● Available data
····················

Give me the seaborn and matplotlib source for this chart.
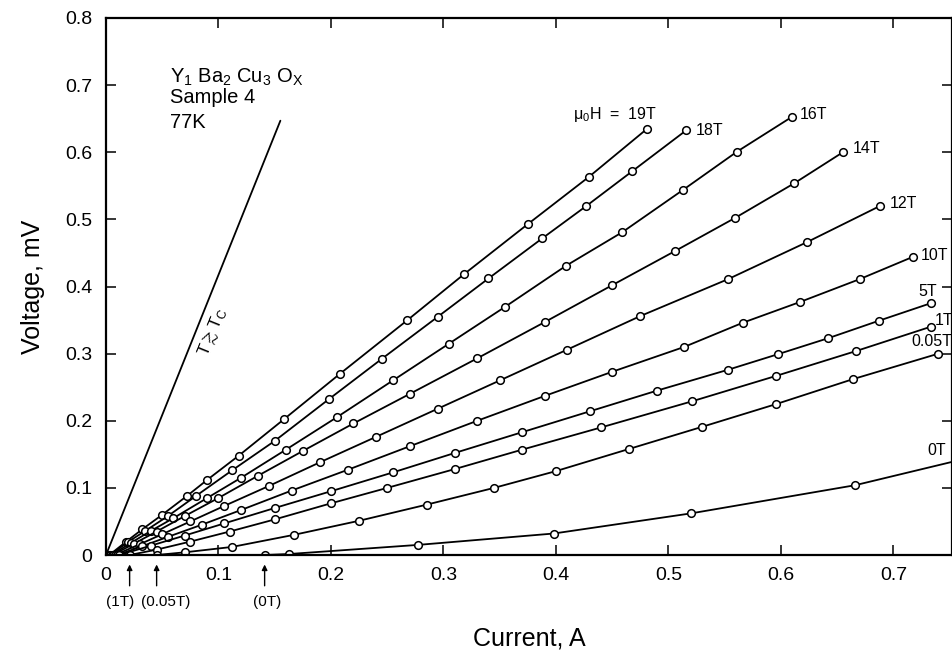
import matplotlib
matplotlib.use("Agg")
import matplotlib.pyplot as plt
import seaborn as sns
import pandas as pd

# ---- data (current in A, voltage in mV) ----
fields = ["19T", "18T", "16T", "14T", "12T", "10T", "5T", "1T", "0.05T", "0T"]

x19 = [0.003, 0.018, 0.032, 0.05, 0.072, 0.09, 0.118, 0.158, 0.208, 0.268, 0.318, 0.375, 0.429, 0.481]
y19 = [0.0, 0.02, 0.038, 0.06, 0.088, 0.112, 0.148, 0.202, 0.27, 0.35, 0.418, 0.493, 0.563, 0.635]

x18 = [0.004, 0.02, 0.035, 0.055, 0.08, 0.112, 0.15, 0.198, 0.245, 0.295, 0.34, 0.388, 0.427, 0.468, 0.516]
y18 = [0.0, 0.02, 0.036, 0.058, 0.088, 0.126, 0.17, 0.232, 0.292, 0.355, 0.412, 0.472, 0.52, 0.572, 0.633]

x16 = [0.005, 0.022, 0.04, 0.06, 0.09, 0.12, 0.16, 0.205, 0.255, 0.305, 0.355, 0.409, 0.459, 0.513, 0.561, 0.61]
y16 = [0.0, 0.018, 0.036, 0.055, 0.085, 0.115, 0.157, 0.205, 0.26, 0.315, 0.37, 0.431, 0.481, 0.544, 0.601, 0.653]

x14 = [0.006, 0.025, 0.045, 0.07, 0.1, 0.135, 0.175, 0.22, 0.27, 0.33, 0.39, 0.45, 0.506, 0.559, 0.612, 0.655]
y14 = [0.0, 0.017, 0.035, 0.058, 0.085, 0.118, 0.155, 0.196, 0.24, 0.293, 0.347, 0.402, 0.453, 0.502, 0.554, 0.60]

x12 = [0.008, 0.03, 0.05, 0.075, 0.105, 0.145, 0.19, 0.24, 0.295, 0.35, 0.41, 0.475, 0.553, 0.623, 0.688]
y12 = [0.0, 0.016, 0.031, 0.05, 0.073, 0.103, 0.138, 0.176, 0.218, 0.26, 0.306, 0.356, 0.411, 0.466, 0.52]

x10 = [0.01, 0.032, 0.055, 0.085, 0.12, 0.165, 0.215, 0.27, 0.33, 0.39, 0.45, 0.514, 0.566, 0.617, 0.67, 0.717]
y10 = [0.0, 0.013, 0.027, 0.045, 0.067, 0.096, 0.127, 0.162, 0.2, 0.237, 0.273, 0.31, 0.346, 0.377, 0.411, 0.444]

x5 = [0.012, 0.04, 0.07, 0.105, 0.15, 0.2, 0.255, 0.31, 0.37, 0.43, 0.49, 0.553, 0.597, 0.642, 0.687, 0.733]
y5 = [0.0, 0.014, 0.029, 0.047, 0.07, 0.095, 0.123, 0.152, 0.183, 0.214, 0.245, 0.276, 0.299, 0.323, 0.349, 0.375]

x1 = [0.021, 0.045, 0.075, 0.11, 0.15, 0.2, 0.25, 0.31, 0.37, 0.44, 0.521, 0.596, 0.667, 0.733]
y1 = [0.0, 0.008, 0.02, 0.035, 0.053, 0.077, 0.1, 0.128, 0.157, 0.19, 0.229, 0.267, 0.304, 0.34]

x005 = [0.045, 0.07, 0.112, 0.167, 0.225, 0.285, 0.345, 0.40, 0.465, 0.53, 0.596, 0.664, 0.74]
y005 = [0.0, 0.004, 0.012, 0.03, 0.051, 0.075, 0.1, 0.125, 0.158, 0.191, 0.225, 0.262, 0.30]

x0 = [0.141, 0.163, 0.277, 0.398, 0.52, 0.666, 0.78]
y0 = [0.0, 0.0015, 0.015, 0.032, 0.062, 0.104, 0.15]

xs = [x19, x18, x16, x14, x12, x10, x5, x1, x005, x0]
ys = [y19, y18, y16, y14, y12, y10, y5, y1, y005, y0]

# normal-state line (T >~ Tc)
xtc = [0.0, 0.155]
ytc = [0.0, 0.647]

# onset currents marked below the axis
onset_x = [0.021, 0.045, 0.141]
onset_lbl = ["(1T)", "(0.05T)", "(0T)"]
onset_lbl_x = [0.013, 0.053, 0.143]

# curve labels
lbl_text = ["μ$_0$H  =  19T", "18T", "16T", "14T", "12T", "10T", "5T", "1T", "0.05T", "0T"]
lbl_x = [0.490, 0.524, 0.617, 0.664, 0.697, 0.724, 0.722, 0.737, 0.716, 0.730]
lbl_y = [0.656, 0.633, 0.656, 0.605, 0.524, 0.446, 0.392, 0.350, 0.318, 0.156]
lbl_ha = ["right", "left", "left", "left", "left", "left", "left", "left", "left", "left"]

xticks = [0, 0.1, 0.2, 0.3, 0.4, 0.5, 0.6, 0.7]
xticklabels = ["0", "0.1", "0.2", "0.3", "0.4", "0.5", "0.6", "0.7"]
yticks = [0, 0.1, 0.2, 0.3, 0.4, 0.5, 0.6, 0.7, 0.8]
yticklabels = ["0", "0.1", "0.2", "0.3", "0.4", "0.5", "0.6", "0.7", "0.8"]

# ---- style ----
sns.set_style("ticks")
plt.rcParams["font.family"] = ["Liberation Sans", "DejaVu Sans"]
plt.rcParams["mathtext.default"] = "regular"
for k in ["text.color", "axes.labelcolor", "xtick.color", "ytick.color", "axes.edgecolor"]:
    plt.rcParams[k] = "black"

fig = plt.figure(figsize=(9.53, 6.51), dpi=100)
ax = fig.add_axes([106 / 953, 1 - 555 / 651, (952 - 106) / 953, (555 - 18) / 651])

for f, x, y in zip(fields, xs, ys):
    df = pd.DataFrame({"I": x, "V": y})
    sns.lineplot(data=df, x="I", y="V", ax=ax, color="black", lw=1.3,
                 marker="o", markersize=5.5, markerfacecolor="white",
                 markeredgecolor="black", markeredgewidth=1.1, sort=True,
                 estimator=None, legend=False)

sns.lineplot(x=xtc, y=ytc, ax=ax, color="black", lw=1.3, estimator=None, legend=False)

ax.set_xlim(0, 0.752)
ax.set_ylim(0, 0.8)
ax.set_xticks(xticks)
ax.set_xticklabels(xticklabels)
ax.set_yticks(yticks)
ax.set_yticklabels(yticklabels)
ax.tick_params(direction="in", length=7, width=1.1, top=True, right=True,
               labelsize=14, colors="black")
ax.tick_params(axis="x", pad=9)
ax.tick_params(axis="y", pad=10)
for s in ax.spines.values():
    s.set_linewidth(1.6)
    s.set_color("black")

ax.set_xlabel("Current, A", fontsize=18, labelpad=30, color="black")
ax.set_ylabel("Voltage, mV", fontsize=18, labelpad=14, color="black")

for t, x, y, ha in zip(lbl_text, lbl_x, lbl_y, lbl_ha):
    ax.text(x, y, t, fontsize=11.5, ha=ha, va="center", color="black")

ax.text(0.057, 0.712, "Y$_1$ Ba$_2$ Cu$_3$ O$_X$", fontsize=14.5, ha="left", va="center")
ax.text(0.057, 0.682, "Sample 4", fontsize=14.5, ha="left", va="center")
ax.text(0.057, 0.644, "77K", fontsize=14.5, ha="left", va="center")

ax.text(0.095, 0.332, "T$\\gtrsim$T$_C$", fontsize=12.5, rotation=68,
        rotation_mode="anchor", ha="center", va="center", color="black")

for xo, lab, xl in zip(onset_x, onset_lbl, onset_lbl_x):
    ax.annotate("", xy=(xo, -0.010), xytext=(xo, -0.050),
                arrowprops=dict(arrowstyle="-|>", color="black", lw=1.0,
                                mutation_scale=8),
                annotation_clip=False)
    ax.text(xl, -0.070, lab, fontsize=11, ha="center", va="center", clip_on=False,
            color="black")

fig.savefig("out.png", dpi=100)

····················

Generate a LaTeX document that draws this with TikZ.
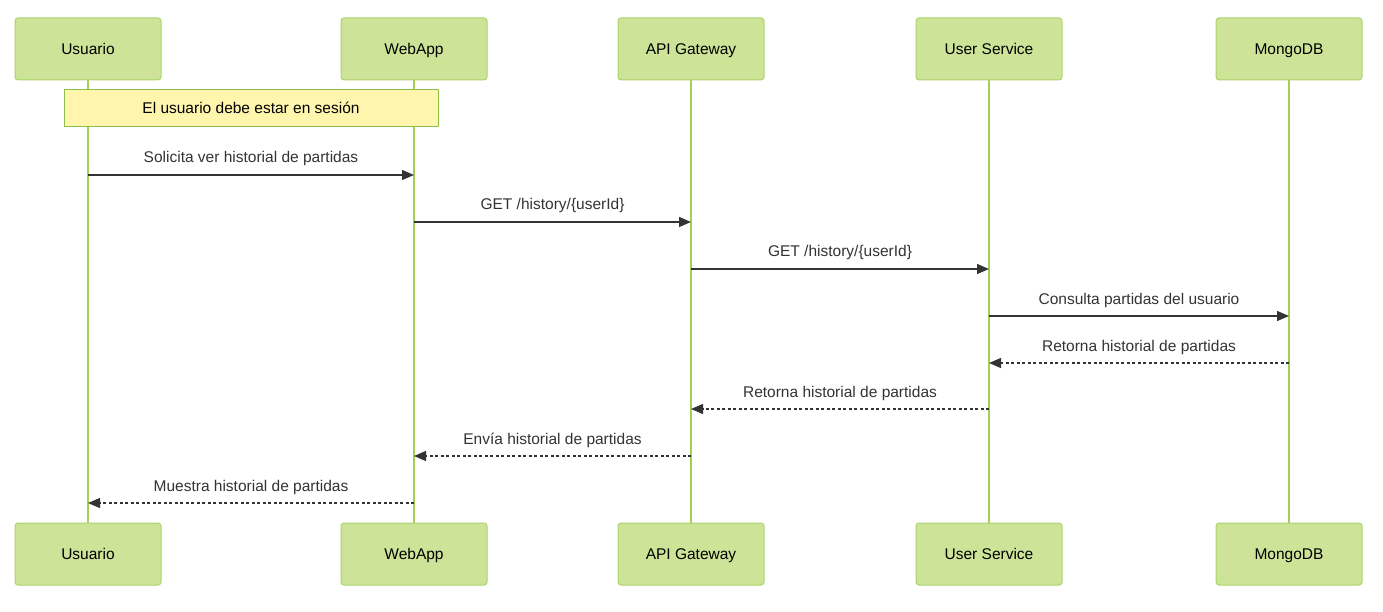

····················

In the listing above, find the line containing "Give me the" and the line containing "0.52, 0.572, 0.633]", then return both of them and every line between, exactly, without pictures.

● Result
Give me the seaborn and matplotlib source for this chart.
import matplotlib
matplotlib.use("Agg")
import matplotlib.pyplot as plt
import seaborn as sns
import pandas as pd

# ---- data (current in A, voltage in mV) ----
fields = ["19T", "18T", "16T", "14T", "12T", "10T", "5T", "1T", "0.05T", "0T"]

x19 = [0.003, 0.018, 0.032, 0.05, 0.072, 0.09, 0.118, 0.158, 0.208, 0.268, 0.318, 0.375, 0.429, 0.481]
y19 = [0.0, 0.02, 0.038, 0.06, 0.088, 0.112, 0.148, 0.202, 0.27, 0.35, 0.418, 0.493, 0.563, 0.635]

x18 = [0.004, 0.02, 0.035, 0.055, 0.08, 0.112, 0.15, 0.198, 0.245, 0.295, 0.34, 0.388, 0.427, 0.468, 0.516]
y18 = [0.0, 0.02, 0.036, 0.058, 0.088, 0.126, 0.17, 0.232, 0.292, 0.355, 0.412, 0.472, 0.52, 0.572, 0.633]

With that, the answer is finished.